Task goal: Would you return the run of lines that starts at the one with "What Altair code" and ends at the one with "W, H = 810, 503", ends included, exactly as written and without the images?

+++ Raw records +++

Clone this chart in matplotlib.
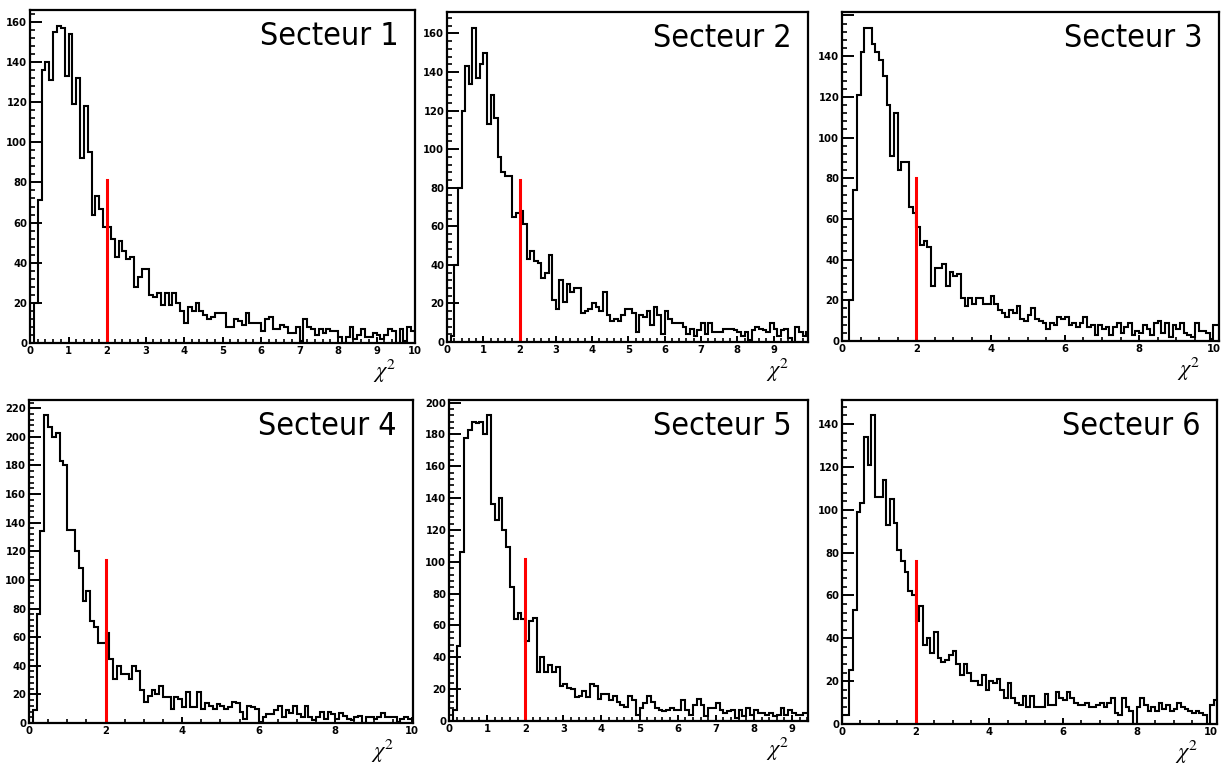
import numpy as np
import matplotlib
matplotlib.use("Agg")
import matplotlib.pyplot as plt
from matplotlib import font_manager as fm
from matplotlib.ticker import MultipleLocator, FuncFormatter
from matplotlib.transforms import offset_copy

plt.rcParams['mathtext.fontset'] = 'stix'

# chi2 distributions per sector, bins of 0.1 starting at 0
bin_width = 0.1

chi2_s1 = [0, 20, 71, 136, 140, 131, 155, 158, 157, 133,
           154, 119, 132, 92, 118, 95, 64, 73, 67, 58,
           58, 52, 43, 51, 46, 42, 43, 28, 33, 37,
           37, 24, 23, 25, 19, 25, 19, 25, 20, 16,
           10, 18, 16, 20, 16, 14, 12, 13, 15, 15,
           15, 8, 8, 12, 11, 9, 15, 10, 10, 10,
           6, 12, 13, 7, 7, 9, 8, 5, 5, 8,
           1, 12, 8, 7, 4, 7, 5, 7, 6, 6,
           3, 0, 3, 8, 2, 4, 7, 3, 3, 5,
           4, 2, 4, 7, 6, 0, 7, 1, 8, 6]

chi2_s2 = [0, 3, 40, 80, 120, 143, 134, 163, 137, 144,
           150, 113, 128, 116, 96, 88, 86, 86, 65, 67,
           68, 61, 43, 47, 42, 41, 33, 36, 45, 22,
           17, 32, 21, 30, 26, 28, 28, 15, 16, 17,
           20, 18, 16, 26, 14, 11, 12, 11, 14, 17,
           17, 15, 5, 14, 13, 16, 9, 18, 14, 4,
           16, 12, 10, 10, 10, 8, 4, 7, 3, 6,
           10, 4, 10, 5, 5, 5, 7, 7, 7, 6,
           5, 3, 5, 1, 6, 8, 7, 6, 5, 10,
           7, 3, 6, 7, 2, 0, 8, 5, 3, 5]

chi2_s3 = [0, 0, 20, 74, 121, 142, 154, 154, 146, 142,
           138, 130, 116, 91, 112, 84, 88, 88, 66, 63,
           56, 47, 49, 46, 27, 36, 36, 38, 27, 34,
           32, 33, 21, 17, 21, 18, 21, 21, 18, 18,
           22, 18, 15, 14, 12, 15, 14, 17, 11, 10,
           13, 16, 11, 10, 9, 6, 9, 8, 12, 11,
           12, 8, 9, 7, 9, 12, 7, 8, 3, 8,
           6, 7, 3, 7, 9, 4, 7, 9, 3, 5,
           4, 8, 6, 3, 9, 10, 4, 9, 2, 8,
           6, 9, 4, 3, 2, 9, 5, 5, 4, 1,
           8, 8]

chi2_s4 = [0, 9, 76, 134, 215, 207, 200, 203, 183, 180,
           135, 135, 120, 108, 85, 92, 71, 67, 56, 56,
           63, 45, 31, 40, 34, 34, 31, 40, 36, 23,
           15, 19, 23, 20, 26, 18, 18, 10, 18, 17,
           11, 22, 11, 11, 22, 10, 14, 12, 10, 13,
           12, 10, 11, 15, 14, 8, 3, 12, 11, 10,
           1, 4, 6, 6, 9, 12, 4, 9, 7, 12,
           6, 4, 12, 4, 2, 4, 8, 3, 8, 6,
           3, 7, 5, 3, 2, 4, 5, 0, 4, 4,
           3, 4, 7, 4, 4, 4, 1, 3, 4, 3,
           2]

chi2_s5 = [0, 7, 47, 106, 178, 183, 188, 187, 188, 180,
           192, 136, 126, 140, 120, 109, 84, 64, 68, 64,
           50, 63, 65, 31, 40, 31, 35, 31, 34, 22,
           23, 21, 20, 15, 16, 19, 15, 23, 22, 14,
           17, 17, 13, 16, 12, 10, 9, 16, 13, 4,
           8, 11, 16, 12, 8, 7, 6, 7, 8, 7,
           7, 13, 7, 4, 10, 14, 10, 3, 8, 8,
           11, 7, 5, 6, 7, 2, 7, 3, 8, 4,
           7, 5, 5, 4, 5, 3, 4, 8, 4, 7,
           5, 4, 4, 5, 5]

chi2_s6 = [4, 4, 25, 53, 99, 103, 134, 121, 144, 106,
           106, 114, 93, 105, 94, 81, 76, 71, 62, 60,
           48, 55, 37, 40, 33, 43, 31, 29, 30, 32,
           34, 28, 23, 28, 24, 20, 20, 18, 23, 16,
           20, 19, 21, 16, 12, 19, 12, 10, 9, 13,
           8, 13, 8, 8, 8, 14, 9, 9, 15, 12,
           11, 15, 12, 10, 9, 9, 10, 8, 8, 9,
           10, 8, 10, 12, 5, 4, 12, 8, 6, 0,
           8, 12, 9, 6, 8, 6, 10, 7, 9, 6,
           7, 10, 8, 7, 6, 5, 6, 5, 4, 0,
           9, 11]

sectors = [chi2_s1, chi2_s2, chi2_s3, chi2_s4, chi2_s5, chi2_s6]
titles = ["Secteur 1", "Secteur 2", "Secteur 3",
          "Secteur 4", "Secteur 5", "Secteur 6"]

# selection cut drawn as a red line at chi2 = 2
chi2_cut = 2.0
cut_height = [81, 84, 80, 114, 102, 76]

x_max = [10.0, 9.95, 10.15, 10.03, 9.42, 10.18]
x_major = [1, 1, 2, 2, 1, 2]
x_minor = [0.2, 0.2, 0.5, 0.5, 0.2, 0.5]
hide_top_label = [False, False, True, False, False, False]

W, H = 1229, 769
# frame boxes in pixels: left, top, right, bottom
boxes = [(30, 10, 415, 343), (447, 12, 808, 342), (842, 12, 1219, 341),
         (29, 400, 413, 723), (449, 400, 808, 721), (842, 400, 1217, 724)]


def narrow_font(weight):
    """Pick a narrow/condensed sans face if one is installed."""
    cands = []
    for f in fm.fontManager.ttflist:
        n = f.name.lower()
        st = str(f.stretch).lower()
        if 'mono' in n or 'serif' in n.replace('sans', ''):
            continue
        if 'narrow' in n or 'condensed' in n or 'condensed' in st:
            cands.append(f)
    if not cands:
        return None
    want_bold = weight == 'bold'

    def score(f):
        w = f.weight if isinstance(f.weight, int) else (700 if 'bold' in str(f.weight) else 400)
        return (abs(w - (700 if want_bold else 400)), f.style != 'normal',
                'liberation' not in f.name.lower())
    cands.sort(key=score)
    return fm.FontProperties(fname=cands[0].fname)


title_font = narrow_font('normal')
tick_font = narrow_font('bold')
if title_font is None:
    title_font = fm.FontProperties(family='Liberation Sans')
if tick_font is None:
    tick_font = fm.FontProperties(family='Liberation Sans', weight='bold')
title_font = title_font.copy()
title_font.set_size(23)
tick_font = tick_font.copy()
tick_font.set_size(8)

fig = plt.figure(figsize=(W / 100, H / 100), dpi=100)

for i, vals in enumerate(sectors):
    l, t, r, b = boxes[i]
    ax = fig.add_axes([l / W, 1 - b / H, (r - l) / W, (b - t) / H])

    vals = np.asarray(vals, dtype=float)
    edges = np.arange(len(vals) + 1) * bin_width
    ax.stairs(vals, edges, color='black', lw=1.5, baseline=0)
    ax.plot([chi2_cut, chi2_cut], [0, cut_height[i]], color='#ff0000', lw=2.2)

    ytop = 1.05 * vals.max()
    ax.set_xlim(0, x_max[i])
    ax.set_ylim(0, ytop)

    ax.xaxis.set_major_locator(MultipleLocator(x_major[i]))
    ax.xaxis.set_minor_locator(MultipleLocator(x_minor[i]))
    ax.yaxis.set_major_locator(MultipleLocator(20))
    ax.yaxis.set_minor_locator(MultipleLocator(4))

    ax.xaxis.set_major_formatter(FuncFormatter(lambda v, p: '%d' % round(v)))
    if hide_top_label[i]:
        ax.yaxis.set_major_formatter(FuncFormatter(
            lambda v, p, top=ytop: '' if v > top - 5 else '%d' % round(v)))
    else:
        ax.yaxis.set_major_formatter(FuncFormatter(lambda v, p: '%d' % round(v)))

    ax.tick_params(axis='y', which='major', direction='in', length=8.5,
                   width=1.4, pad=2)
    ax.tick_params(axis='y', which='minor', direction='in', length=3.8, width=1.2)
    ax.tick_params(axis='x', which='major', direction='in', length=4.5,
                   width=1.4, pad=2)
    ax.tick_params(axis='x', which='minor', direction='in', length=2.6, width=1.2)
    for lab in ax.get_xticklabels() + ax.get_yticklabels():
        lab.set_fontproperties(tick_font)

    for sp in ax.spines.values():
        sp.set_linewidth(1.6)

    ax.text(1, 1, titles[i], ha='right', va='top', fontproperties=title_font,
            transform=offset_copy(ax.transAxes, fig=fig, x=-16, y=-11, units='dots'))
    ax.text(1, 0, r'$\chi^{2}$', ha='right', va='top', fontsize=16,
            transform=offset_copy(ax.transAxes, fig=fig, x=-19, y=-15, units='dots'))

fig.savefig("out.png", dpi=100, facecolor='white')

+++
+++ Raw records +++

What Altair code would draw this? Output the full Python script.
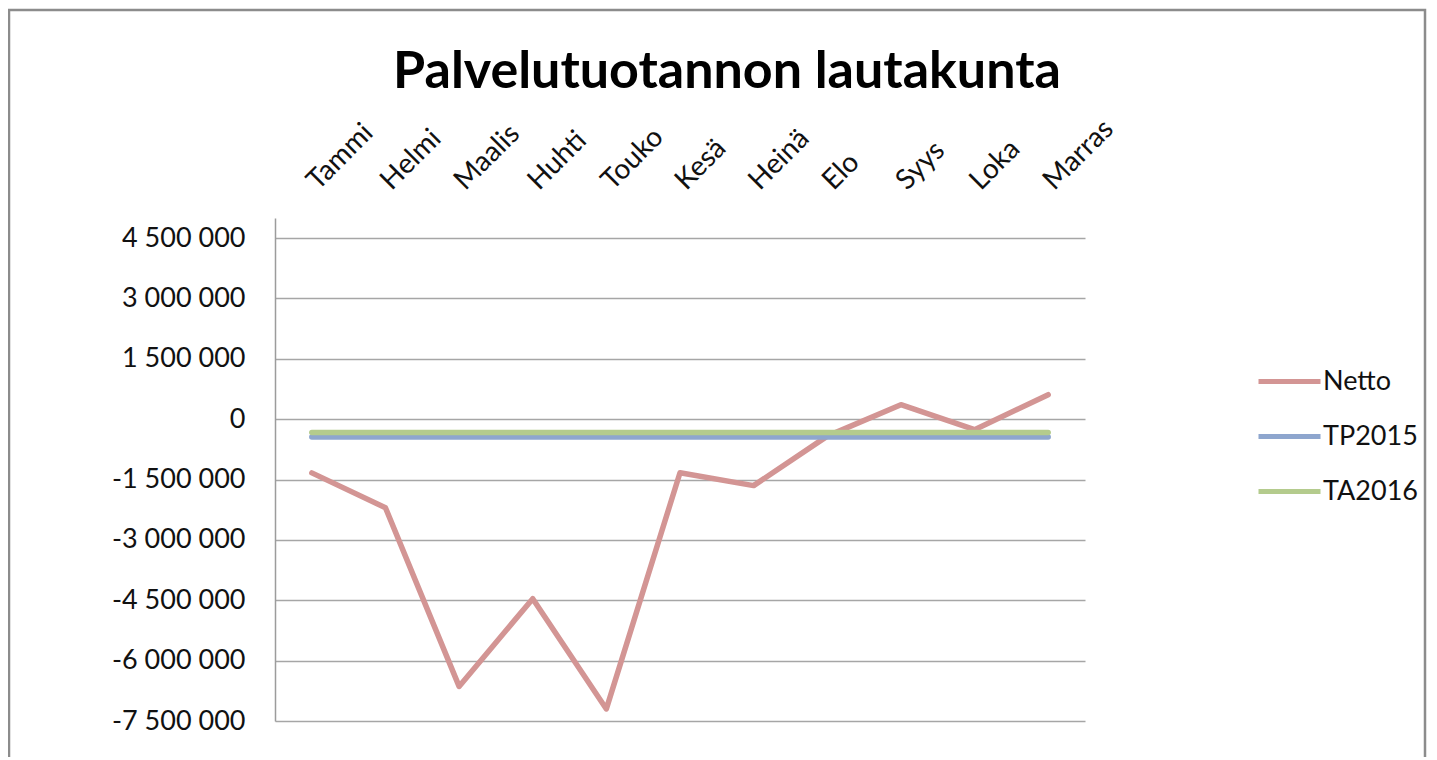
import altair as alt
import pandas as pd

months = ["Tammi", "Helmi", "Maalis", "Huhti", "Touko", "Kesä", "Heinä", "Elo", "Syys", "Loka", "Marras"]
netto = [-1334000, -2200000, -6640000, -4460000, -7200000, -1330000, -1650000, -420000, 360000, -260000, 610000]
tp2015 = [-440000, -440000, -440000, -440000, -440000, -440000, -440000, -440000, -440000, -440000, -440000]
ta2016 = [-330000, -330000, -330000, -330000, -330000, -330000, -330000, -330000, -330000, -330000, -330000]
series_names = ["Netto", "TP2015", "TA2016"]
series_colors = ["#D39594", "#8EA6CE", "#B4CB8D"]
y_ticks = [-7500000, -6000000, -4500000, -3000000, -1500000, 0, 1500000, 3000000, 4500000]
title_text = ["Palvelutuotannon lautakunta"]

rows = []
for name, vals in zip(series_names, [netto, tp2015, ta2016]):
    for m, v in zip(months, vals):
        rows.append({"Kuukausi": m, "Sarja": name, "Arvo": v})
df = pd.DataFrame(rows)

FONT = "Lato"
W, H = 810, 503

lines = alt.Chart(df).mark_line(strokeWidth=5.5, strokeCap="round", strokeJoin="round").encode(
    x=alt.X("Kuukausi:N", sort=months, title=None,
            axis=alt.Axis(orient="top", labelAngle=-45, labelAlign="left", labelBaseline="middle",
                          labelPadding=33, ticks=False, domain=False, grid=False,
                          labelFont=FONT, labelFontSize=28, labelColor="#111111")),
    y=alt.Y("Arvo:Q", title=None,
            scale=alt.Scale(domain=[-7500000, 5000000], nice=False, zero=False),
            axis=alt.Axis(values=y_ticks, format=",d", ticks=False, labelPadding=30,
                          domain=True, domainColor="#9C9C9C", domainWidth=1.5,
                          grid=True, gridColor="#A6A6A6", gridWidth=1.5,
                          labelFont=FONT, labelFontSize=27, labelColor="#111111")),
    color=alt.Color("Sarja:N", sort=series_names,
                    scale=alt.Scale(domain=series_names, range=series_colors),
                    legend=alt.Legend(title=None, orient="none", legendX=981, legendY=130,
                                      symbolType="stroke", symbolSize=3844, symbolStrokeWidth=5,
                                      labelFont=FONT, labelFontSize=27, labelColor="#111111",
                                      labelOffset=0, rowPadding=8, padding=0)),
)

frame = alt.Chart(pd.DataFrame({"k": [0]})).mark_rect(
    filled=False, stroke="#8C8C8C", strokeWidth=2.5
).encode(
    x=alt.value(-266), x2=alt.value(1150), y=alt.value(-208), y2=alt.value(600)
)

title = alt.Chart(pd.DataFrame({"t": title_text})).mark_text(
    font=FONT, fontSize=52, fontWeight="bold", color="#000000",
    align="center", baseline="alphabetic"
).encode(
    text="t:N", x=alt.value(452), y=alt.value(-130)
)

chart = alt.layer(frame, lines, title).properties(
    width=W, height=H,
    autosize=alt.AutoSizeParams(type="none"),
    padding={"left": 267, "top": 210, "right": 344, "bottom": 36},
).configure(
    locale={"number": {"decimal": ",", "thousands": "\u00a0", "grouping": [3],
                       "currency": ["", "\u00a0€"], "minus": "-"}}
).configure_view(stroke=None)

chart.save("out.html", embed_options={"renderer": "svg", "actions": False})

+++
+++ Raw records +++

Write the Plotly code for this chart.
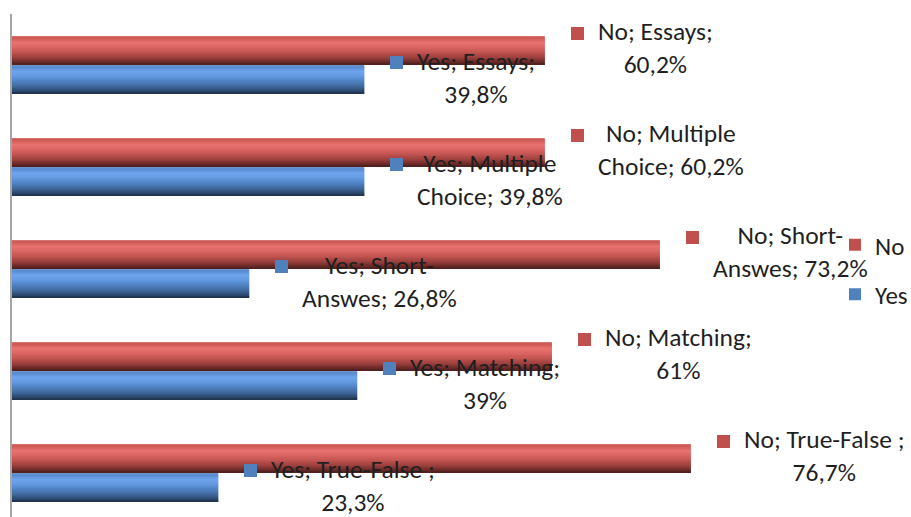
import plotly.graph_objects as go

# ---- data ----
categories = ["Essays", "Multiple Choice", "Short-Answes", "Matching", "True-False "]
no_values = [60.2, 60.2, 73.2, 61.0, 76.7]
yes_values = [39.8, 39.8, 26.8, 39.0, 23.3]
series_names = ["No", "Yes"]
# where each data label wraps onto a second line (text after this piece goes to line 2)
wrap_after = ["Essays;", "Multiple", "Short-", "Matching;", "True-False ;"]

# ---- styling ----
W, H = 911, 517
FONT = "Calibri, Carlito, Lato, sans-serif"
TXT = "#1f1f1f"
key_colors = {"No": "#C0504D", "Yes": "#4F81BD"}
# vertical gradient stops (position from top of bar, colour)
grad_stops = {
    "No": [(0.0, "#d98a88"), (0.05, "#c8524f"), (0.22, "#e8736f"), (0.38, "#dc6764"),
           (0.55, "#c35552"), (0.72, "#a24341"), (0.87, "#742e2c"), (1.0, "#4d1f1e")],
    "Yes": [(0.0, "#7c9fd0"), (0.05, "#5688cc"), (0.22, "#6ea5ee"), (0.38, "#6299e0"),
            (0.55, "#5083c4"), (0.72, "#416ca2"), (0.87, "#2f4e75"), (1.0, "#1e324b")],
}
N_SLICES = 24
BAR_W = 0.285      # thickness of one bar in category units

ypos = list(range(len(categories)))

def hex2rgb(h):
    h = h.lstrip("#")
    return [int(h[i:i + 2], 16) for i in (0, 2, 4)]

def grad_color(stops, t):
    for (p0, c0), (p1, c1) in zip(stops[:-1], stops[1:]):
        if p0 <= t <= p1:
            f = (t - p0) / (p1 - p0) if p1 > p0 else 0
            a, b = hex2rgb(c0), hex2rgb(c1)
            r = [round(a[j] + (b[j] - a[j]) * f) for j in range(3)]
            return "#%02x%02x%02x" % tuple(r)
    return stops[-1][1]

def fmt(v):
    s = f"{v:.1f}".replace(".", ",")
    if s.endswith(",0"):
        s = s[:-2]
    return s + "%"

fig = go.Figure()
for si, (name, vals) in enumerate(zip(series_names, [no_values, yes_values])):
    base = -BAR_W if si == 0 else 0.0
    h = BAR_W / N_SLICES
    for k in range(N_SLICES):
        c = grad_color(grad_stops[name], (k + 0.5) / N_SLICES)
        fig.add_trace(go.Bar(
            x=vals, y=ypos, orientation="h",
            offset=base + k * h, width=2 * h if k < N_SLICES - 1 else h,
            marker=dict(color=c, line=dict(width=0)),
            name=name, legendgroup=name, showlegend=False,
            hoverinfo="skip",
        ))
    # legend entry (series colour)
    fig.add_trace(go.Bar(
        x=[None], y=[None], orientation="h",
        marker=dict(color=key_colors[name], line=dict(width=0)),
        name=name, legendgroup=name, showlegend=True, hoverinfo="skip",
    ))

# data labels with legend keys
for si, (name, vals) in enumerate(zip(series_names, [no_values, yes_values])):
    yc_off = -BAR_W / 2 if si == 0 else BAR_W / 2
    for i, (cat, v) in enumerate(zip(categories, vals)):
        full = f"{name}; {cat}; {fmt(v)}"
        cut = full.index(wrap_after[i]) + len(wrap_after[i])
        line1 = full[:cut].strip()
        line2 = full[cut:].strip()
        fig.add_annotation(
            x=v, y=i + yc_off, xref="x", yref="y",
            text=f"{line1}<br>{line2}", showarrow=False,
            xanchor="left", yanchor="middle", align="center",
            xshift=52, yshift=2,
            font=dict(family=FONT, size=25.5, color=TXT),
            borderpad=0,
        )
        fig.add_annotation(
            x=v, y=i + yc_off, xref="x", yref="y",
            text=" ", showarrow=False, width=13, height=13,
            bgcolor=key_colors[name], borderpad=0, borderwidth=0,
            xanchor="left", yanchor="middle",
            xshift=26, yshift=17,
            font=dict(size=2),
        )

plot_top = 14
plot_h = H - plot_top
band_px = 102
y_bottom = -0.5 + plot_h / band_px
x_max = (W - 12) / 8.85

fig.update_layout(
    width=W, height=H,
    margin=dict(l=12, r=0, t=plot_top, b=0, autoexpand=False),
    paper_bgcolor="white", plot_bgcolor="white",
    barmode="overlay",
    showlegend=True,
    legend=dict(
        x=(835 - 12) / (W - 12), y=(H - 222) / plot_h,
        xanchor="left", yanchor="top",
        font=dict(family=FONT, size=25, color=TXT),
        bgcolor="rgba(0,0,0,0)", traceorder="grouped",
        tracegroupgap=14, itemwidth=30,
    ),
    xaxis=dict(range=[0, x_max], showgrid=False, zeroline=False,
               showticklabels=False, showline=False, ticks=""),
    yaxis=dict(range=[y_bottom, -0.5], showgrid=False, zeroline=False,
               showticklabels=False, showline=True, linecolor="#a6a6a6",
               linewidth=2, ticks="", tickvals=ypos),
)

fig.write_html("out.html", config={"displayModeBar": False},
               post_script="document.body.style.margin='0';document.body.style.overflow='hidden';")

+++

Solution to the problem:
What Altair code would draw this? Output the full Python script.
import altair as alt
import pandas as pd

months = ["Tammi", "Helmi", "Maalis", "Huhti", "Touko", "Kesä", "Heinä", "Elo", "Syys", "Loka", "Marras"]
netto = [-1334000, -2200000, -6640000, -4460000, -7200000, -1330000, -1650000, -420000, 360000, -260000, 610000]
tp2015 = [-440000, -440000, -440000, -440000, -440000, -440000, -440000, -440000, -440000, -440000, -440000]
ta2016 = [-330000, -330000, -330000, -330000, -330000, -330000, -330000, -330000, -330000, -330000, -330000]
series_names = ["Netto", "TP2015", "TA2016"]
series_colors = ["#D39594", "#8EA6CE", "#B4CB8D"]
y_ticks = [-7500000, -6000000, -4500000, -3000000, -1500000, 0, 1500000, 3000000, 4500000]
title_text = ["Palvelutuotannon lautakunta"]

rows = []
for name, vals in zip(series_names, [netto, tp2015, ta2016]):
    for m, v in zip(months, vals):
        rows.append({"Kuukausi": m, "Sarja": name, "Arvo": v})
df = pd.DataFrame(rows)

FONT = "Lato"
W, H = 810, 503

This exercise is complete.